==== INFORMATION SHOWN

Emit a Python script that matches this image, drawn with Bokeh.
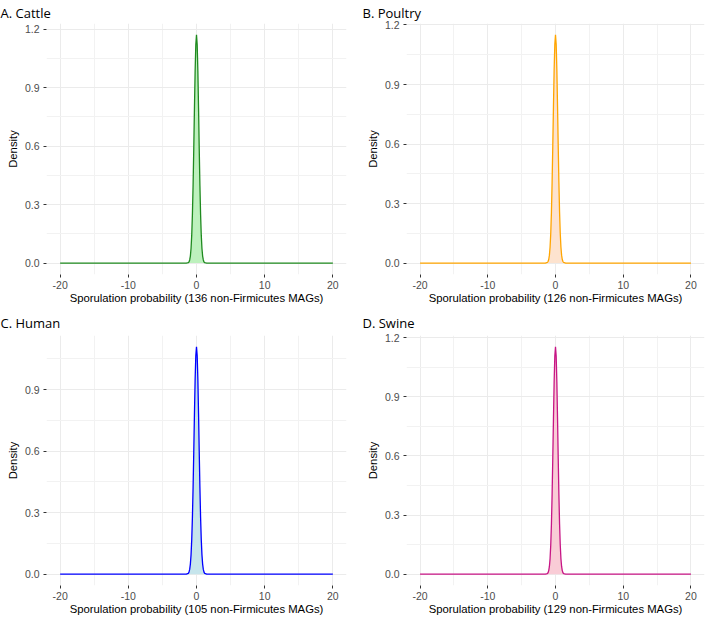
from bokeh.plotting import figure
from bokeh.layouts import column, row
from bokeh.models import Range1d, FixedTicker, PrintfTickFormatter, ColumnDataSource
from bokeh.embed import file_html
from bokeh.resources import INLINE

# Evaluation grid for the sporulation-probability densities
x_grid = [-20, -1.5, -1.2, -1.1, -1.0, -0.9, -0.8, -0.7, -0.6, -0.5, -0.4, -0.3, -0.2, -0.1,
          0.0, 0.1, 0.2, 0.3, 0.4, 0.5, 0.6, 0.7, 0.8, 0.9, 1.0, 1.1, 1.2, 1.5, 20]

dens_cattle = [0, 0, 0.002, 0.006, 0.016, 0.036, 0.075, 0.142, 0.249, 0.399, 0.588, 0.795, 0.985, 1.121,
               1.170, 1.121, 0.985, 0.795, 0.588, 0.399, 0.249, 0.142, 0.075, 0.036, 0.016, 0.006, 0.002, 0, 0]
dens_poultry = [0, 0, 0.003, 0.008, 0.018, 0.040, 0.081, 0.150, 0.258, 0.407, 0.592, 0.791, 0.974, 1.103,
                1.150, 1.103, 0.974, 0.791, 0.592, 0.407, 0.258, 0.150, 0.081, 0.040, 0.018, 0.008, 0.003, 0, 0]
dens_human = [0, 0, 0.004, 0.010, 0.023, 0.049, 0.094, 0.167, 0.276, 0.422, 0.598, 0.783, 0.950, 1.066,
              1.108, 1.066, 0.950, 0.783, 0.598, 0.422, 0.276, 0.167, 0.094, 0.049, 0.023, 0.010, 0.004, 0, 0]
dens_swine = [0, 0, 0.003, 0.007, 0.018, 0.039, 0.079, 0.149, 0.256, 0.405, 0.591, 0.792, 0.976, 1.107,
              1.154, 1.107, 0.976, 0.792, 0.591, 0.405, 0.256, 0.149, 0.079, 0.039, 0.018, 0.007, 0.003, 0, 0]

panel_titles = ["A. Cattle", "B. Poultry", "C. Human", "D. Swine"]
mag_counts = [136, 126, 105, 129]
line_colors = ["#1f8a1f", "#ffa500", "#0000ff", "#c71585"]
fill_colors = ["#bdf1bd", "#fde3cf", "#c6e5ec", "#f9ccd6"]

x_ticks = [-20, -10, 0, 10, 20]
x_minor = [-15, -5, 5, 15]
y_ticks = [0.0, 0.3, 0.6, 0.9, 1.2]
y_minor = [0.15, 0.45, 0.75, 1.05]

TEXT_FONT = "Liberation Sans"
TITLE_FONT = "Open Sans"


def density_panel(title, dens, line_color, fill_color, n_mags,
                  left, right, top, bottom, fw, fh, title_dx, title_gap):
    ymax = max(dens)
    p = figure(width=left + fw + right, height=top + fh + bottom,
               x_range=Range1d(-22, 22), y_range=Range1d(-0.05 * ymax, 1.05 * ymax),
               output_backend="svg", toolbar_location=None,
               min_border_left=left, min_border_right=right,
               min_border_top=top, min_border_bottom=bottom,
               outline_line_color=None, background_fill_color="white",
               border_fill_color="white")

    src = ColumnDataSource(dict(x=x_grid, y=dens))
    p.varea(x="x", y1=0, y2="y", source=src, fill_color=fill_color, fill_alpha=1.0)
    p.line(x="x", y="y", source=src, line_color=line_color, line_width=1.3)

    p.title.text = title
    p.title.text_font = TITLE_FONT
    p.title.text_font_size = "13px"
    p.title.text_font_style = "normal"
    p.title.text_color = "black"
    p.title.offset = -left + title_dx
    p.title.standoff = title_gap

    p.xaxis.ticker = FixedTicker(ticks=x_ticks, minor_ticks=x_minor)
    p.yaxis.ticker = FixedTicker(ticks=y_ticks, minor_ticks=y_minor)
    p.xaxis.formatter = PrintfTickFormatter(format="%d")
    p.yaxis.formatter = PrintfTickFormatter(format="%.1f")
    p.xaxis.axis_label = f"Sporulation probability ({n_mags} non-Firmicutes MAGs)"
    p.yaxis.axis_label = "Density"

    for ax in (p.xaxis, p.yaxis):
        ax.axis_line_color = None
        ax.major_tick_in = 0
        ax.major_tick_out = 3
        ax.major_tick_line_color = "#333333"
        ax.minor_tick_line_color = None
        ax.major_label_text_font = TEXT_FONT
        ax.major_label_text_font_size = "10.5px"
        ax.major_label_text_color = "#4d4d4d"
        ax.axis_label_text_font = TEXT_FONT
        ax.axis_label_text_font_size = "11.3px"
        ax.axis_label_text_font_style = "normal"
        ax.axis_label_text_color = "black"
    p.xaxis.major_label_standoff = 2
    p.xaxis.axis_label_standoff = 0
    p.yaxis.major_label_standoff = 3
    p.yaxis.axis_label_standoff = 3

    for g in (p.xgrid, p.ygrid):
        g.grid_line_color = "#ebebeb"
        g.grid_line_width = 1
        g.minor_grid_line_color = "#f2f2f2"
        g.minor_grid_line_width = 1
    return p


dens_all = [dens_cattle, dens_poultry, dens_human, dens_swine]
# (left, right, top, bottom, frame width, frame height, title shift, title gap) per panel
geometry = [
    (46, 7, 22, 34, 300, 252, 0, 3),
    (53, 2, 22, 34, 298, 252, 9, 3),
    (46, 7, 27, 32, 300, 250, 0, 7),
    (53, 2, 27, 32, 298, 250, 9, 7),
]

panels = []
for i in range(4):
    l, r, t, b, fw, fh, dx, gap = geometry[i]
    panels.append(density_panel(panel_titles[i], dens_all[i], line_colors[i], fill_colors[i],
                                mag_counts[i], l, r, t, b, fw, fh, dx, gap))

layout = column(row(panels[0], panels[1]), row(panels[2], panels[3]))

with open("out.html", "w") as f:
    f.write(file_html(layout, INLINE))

========

_TASK DETAILS_
Show the lines of the data that hold the word "with".

_THE COMPLETED TASK_
Emit a Python script that matches this image, drawn with Bokeh.
with open("out.html", "w") as f:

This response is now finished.